* begin *

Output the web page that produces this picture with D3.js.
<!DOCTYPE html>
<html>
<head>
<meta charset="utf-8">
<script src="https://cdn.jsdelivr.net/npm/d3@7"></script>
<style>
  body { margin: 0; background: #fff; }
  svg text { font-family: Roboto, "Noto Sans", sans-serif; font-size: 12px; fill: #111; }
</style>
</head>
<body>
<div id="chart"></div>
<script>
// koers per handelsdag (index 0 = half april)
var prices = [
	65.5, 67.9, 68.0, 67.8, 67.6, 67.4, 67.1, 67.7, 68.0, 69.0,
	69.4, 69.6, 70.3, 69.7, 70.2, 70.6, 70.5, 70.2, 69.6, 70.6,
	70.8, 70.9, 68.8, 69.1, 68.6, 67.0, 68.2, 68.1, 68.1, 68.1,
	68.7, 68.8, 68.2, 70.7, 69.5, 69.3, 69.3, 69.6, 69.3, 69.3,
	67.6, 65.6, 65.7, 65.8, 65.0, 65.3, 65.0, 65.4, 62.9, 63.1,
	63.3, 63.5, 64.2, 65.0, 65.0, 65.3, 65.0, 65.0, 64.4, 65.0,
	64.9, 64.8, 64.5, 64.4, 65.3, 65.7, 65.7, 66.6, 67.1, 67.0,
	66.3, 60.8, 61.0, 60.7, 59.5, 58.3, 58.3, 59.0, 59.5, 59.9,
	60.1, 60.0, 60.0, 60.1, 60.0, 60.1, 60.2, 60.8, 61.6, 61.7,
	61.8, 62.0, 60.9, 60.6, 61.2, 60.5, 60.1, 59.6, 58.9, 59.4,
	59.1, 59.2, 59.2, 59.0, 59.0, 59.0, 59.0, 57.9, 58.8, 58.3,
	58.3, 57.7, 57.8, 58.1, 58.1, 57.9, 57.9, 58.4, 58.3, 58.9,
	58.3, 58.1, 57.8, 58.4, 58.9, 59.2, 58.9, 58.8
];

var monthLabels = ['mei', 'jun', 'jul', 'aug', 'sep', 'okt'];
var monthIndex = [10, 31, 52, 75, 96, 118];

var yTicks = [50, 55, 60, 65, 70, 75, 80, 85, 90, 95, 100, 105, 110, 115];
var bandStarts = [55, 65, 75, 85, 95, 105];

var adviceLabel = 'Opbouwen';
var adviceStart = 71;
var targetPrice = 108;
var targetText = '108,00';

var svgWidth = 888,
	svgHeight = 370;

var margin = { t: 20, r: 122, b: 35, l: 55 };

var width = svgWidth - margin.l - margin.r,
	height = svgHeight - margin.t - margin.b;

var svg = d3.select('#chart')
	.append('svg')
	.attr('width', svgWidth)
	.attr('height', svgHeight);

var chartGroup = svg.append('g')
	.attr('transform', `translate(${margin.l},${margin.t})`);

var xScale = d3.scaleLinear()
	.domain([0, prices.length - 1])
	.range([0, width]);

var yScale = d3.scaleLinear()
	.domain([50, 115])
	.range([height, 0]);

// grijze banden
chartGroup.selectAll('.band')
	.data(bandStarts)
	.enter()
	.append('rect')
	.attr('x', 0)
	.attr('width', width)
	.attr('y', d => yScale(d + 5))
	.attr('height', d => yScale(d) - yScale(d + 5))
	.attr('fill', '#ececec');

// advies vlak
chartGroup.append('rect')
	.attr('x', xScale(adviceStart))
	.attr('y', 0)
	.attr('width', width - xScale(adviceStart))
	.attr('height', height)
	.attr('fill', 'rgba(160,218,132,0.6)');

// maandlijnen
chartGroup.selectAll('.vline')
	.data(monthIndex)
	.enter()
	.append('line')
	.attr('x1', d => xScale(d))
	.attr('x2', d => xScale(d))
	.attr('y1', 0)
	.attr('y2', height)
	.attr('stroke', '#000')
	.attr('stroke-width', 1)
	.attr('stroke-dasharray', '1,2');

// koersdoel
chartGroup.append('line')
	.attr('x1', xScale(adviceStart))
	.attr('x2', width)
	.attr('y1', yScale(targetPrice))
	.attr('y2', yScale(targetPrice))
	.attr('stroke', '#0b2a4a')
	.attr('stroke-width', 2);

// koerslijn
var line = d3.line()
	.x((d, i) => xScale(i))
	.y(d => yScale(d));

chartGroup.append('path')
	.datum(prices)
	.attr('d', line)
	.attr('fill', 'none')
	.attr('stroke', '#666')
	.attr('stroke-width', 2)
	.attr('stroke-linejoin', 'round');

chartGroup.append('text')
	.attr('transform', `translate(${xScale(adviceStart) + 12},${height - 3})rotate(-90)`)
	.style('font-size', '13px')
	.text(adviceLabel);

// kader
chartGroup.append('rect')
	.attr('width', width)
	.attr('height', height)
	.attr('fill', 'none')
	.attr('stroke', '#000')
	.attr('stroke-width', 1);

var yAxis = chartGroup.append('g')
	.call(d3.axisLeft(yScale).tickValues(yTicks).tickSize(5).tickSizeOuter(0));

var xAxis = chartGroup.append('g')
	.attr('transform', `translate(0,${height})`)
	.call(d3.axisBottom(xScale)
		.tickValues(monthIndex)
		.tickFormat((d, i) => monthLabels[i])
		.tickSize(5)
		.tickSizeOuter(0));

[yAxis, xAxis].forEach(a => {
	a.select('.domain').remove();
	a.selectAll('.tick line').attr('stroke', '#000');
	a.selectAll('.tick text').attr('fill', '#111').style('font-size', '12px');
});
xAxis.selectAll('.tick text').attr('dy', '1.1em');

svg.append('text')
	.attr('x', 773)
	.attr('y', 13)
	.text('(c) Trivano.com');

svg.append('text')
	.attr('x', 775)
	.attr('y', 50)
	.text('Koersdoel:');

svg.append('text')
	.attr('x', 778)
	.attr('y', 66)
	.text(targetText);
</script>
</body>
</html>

* end *

-- SHORT TASK --
Retype the listing exactly, in full.

-- CORRECT RESPONSE --
Output the web page that produces this picture with D3.js.
<!DOCTYPE html>
<html>
<head>
<meta charset="utf-8">
<script src="https://cdn.jsdelivr.net/npm/d3@7"></script>
<style>
  body { margin: 0; background: #fff; }
  svg text { font-family: Roboto, "Noto Sans", sans-serif; font-size: 12px; fill: #111; }
</style>
</head>
<body>
<div id="chart"></div>
<script>
// koers per handelsdag (index 0 = half april)
var prices = [
	65.5, 67.9, 68.0, 67.8, 67.6, 67.4, 67.1, 67.7, 68.0, 69.0,
	69.4, 69.6, 70.3, 69.7, 70.2, 70.6, 70.5, 70.2, 69.6, 70.6,
	70.8, 70.9, 68.8, 69.1, 68.6, 67.0, 68.2, 68.1, 68.1, 68.1,
	68.7, 68.8, 68.2, 70.7, 69.5, 69.3, 69.3, 69.6, 69.3, 69.3,
	67.6, 65.6, 65.7, 65.8, 65.0, 65.3, 65.0, 65.4, 62.9, 63.1,
	63.3, 63.5, 64.2, 65.0, 65.0, 65.3, 65.0, 65.0, 64.4, 65.0,
	64.9, 64.8, 64.5, 64.4, 65.3, 65.7, 65.7, 66.6, 67.1, 67.0,
	66.3, 60.8, 61.0, 60.7, 59.5, 58.3, 58.3, 59.0, 59.5, 59.9,
	60.1, 60.0, 60.0, 60.1, 60.0, 60.1, 60.2, 60.8, 61.6, 61.7,
	61.8, 62.0, 60.9, 60.6, 61.2, 60.5, 60.1, 59.6, 58.9, 59.4,
	59.1, 59.2, 59.2, 59.0, 59.0, 59.0, 59.0, 57.9, 58.8, 58.3,
	58.3, 57.7, 57.8, 58.1, 58.1, 57.9, 57.9, 58.4, 58.3, 58.9,
	58.3, 58.1, 57.8, 58.4, 58.9, 59.2, 58.9, 58.8
];

var monthLabels = ['mei', 'jun', 'jul', 'aug', 'sep', 'okt'];
var monthIndex = [10, 31, 52, 75, 96, 118];

var yTicks = [50, 55, 60, 65, 70, 75, 80, 85, 90, 95, 100, 105, 110, 115];
var bandStarts = [55, 65, 75, 85, 95, 105];

var adviceLabel = 'Opbouwen';
var adviceStart = 71;
var targetPrice = 108;
var targetText = '108,00';

var svgWidth = 888,
	svgHeight = 370;

var margin = { t: 20, r: 122, b: 35, l: 55 };

var width = svgWidth - margin.l - margin.r,
	height = svgHeight - margin.t - margin.b;

var svg = d3.select('#chart')
	.append('svg')
	.attr('width', svgWidth)
	.attr('height', svgHeight);

var chartGroup = svg.append('g')
	.attr('transform', `translate(${margin.l},${margin.t})`);

var xScale = d3.scaleLinear()
	.domain([0, prices.length - 1])
	.range([0, width]);

var yScale = d3.scaleLinear()
	.domain([50, 115])
	.range([height, 0]);

// grijze banden
chartGroup.selectAll('.band')
	.data(bandStarts)
	.enter()
	.append('rect')
	.attr('x', 0)
	.attr('width', width)
	.attr('y', d => yScale(d + 5))
	.attr('height', d => yScale(d) - yScale(d + 5))
	.attr('fill', '#ececec');

// advies vlak
chartGroup.append('rect')
	.attr('x', xScale(adviceStart))
	.attr('y', 0)
	.attr('width', width - xScale(adviceStart))
	.attr('height', height)
	.attr('fill', 'rgba(160,218,132,0.6)');

// maandlijnen
chartGroup.selectAll('.vline')
	.data(monthIndex)
	.enter()
	.append('line')
	.attr('x1', d => xScale(d))
	.attr('x2', d => xScale(d))
	.attr('y1', 0)
	.attr('y2', height)
	.attr('stroke', '#000')
	.attr('stroke-width', 1)
	.attr('stroke-dasharray', '1,2');

// koersdoel
chartGroup.append('line')
	.attr('x1', xScale(adviceStart))
	.attr('x2', width)
	.attr('y1', yScale(targetPrice))
	.attr('y2', yScale(targetPrice))
	.attr('stroke', '#0b2a4a')
	.attr('stroke-width', 2);

// koerslijn
var line = d3.line()
	.x((d, i) => xScale(i))
	.y(d => yScale(d));

chartGroup.append('path')
	.datum(prices)
	.attr('d', line)
	.attr('fill', 'none')
	.attr('stroke', '#666')
	.attr('stroke-width', 2)
	.attr('stroke-linejoin', 'round');

chartGroup.append('text')
	.attr('transform', `translate(${xScale(adviceStart) + 12},${height - 3})rotate(-90)`)
	.style('font-size', '13px')
	.text(adviceLabel);

// kader
chartGroup.append('rect')
	.attr('width', width)
	.attr('height', height)
	.attr('fill', 'none')
	.attr('stroke', '#000')
	.attr('stroke-width', 1);

var yAxis = chartGroup.append('g')
	.call(d3.axisLeft(yScale).tickValues(yTicks).tickSize(5).tickSizeOuter(0));

var xAxis = chartGroup.append('g')
	.attr('transform', `translate(0,${height})`)
	.call(d3.axisBottom(xScale)
		.tickValues(monthIndex)
		.tickFormat((d, i) => monthLabels[i])
		.tickSize(5)
		.tickSizeOuter(0));

[yAxis, xAxis].forEach(a => {
	a.select('.domain').remove();
	a.selectAll('.tick line').attr('stroke', '#000');
	a.selectAll('.tick text').attr('fill', '#111').style('font-size', '12px');
});
xAxis.selectAll('.tick text').attr('dy', '1.1em');

svg.append('text')
	.attr('x', 773)
	.attr('y', 13)
	.text('(c) Trivano.com');

svg.append('text')
	.attr('x', 775)
	.attr('y', 50)
	.text('Koersdoel:');

svg.append('text')
	.attr('x', 778)
	.attr('y', 66)
	.text(targetText);
</script>
</body>
</html>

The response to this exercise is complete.